Member of the Scottish Parliament for Glasgow Anniesland
- In office 5 May 2011 – 9 April 2026
- Preceded by: Bill Butler
- Succeeded by: Colm Merrick

Member of the Scottish Parliament for Glasgow
- In office 3 May 2007 – 22 March 2011

Personal details
- Born: 24 July 1956 (age 69)
- Party: Scottish National Party
- Occupation: Member of the Scottish Parliament
- Profession: Politician

= Bill Kidd =

Scottish National Party politician

William Kidd (born 24 July 1956) is a Scottish National Party (SNP) politician, who served as the Member of the Scottish Parliament (MSP) for the Glasgow Anniesland constituency from 2011 to 2026, having previously represented the Glasgow region from 2007 to 2011.

He is currently the convenor of the Cross Party Group on Nuclear Disarmament and deputy convenor of the Cross Party Group on Human Trafficking. He previously served as chief whip from 2012 to 2018 and as senior deputy whip from 2007 to 2012.

Outside of Holyrood, Kidd also serves as co-president of the international organisation Parliamentarians for Nuclear Non Proliferation and Disarmament (PNND). He has represented PNND at the United Nations, including delivering PNND's address to the 10th NPT Review Conference in August 2022. In 2016 Kidd was named, in his capacity as co-president, in a nomination of PNND for the Nobel Peace Prize. He was singled out for his dedicated work campaigning against nuclear weapons.

==Early life==
He was a clerk at the Clydebank District Council, before enrolling as a mature student. Before entering politics, Kidd also worked as a clerk at the Western Infirmary and Glasgow Dental Hospital for many years.

==Political career==
Kidd was the SNP candidate at the 1987 general election for Glasgow Hillhead but finished in fourth place with 2,713 votes, losing to George Galloway of the Labour Party. Shortly afterwards, he left the SNP to become a founding member of the Scottish Socialist Party (unrelated to the current party of that name). He stood for the SSP at the 1989 Glasgow Central by-election, but later re-joined the SNP.

He stood again for the SNP at Cunninghame South at the 2001 general election but finished in second place with 5,194 votes to Brian Donohoe of the Labour Party. At the 2003 and 2007 Scottish Parliament elections, he was the SNP candidate for Glasgow Anniesland, finishing in second place on both occasions. In 2007, he was elected as an MSP for the Glasgow region. The following day, he was also elected as a councillor for the Drumchapel/Anniesland ward of Glasgow City Council. In 2009, he decided to concentrate on his Holyrood role and stood down as a Glasgow City councillor.

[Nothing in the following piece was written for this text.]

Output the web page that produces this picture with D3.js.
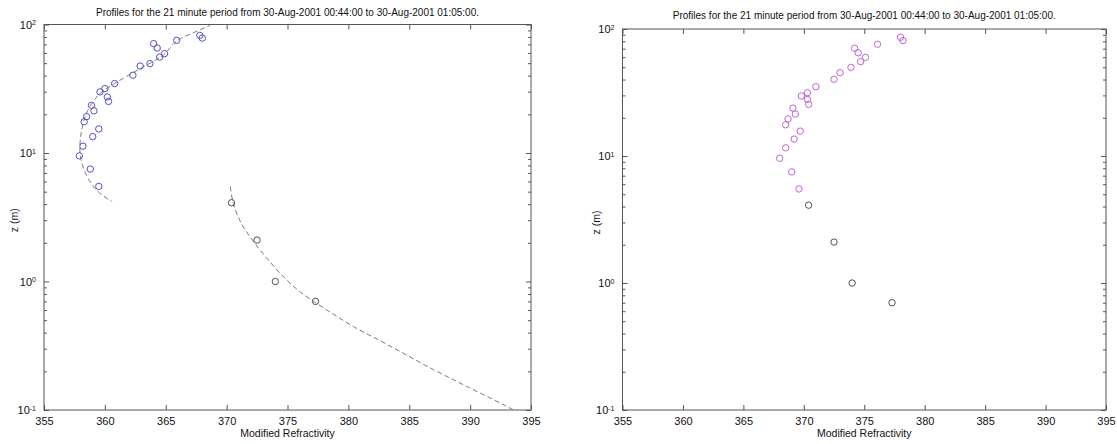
<!DOCTYPE html>
<html>
<head>
<meta charset="utf-8">
<script src="https://cdn.jsdelivr.net/npm/d3@7"></script>
<style>
  body { margin: 0; background: #fff; }
  svg { font-family: "Liberation Sans", Arial, sans-serif; }
  .title { font-size: 10px; fill: #111; }
  .label { font-size: 10.5px; fill: #111; }
  .tick text { font-size: 11px; fill: #111; }
  .tick line { stroke: #555; }
  .domain { stroke: none; }
</style>
</head>
<body>
<svg id="chart" width="1117" height="444"></svg>
<script>
const title = 'Profiles for the 21 minute period from 30-Aug-2001 00:44:00 to 30-Aug-2001 01:05:00.'
const xTicks = [355, 360, 365, 370, 375, 380, 385, 390, 395]
const yMajor = [0.1, 1, 10, 100]
const yExp = ['-1', '0', '1', '2']

// left panel, blue circles (upper profile)
const blueM = [367.8, 368.0, 365.9, 364.0, 364.3, 364.9, 364.5, 363.7, 362.9, 362.3, 360.8, 360.0, 359.6, 360.2, 360.3, 358.9, 359.1, 358.5, 358.3, 359.5, 359.0, 358.2, 357.9, 358.8, 359.5]
const blueZ = [82.3, 78.4, 75.3, 71.0, 65.6, 59.3, 55.8, 49.6, 47.5, 40.3, 34.7, 31.7, 29.9, 27.3, 25.2, 23.5, 21.3, 19.2, 17.5, 15.4, 13.4, 11.3, 9.5, 7.5, 5.5]
// black circles (lower profile), same in both panels
const blackM = [370.4, 372.5, 374.0, 377.3]
const blackZ = [4.1, 2.1, 1.0, 0.70]
// dashed fits, left panel only
const fitUpM = [369.3, 368.6, 365.9, 364.8, 362.9, 360.8, 359.6, 358.6, 358.1, 357.96, 358.4, 359.3, 360.6]
const fitUpZ = [110, 98.4, 74.3, 57.9, 45.4, 34.7, 29.0, 21.5, 15.1, 10.0, 7.0, 5.15, 4.18]
const fitLowM = [370.3, 370.55, 371.2, 372.2, 373.3, 374.5, 376.0, 378.2, 380.4, 383.2, 387.0, 389.7, 392.5, 393.4, 394.5]
const fitLowZ = [5.47, 4.06, 2.84, 2.05, 1.52, 1.13, 0.836, 0.603, 0.447, 0.323, 0.206, 0.153, 0.113, 0.102, 0.091]

// right panel, magenta circles
const magM = [378.0, 378.2, 376.1, 374.2, 374.5, 375.1, 374.7, 373.9, 373.0, 372.5, 371.0, 370.3, 369.8, 370.3, 370.4, 369.1, 369.3, 368.7, 368.5, 369.7, 369.2, 368.5, 368.0, 369.0, 369.6]
const magZ = [86.0, 81.0, 75.8, 70.5, 65.0, 59.8, 55.3, 49.9, 45.3, 40.2, 35.1, 31.5, 29.7, 27.9, 25.5, 23.8, 21.4, 19.6, 17.6, 15.7, 13.6, 11.6, 9.6, 7.5, 5.5]

const zip = (a, b) => a.map((v, i) => [v, b[i]])

const svg = d3.select('#chart')

const drawPanel = (p) => {
  const width = p.x1 - p.x0
  const height = p.y1 - p.y0
  const g = svg.append('g').attr('transform', `translate(${p.x0}, ${p.y0})`)

  const x = d3.scaleLinear().domain([355, 395]).range([0, width])
  const y = d3.scaleLog().domain([0.1, 100]).range([height, 0])

  const minor = y.ticks().filter(t => !yMajor.some(m => Math.abs(m - t) < 1e-9))

  g.append('clipPath').attr('id', p.id + 'clip')
    .append('rect').attr('width', width).attr('height', height)

  // box
  g.append('rect')
    .attr('width', width).attr('height', height)
    .attr('fill', 'none').attr('stroke', '#555').attr('stroke-width', 1)

  // x axes, ticks inward
  g.append('g').attr('transform', `translate(0, ${height})`)
    .call(d3.axisBottom(x).tickValues(xTicks).tickSize(-5).tickPadding(7).tickFormat(d3.format('d')))
  g.append('g')
    .call(d3.axisTop(x).tickValues(xTicks).tickSize(-5).tickFormat(''))

  // y axes, log
  const yLeft = g.append('g')
    .call(d3.axisLeft(y).tickValues(yMajor).tickSize(-5).tickPadding(8).tickFormat(''))
  yLeft.selectAll('.tick text').each(function (d, i) {
    const t = d3.select(this)
    t.append('tspan').text('10')
    t.append('tspan').attr('dy', '-0.45em').style('font-size', '7px').text(yExp[i])
  })
  g.append('g').call(d3.axisLeft(y).tickValues(minor).tickSize(-3).tickFormat(''))
  g.append('g').attr('transform', `translate(${width}, 0)`)
    .call(d3.axisRight(y).tickValues(yMajor).tickSize(-5).tickFormat(''))
  g.append('g').attr('transform', `translate(${width}, 0)`)
    .call(d3.axisRight(y).tickValues(minor).tickSize(-3).tickFormat(''))

  const line = d3.line().x(d => x(d[0])).y(d => y(d[1])).curve(d3.curveCatmullRom)
  const plot = g.append('g').attr('clip-path', `url(#${p.id}clip)`)

  p.fits.forEach(f => {
    plot.append('path')
      .attr('d', line(f))
      .attr('fill', 'none')
      .attr('stroke', '#7a7a7a')
      .attr('stroke-width', 1)
      .attr('stroke-dasharray', '5,3')
  })

  p.sets.forEach(s => {
    plot.selectAll(null)
      .data(s.pts)
      .enter()
      .append('circle')
      .attr('cx', d => x(d[0]))
      .attr('cy', d => y(d[1]))
      .attr('r', 3.2)
      .attr('fill', 'none')
      .attr('stroke', s.color)
      .attr('stroke-width', 1)
  })

  svg.append('text')
    .attr('class', 'title')
    .attr('x', p.x0 + width / 2)
    .attr('y', p.titleY)
    .attr('text-anchor', 'middle')
    .text(title)

  svg.append('text')
    .attr('class', 'label')
    .attr('x', p.x0 + width / 2)
    .attr('y', 437)
    .attr('text-anchor', 'middle')
    .text('Modified Refractivity')

  svg.append('text')
    .attr('class', 'label')
    .attr('transform', `translate(${p.yLabelX}, ${p.y0 + height / 2 + 3}) rotate(-90)`)
    .attr('text-anchor', 'middle')
    .text('z (m)')
}

drawPanel({
  id: 'left', x0: 44, x1: 531, y0: 24.5, y1: 410, titleY: 16, yLabelX: 18,
  fits: [zip(fitUpM, fitUpZ), zip(fitLowM, fitLowZ)],
  sets: [
    { pts: zip(blueM, blueZ), color: '#5252c4' },
    { pts: zip(blackM, blackZ), color: '#505050' }
  ]
})

drawPanel({
  id: 'right', x0: 622.5, x1: 1106, y0: 29, y1: 410, titleY: 19, yLabelX: 600,
  fits: [],
  sets: [
    { pts: zip(magM, magZ), color: '#c064d6' },
    { pts: zip(blackM, blackZ), color: '#505050' }
  ]
})
</script>
</body>
</html>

In 2011, he was elected as MSP for Glasgow Anniesland, defeating the Labour candidate by only seven votes. In the 2016 election, Kidd retained the seat, this time with a majority of 6,153 votes. He Kidd won the seat for Anniesland again in 2021, this time winning 17,501 seats ahead of second-placed Scottish Labour candidate Eva Murray's 10,932.

On 12 March 2025, he announced he would stand down at the next Scottish Parliament election.

He is a past convenor of the SNP's Glasgow Regional Association.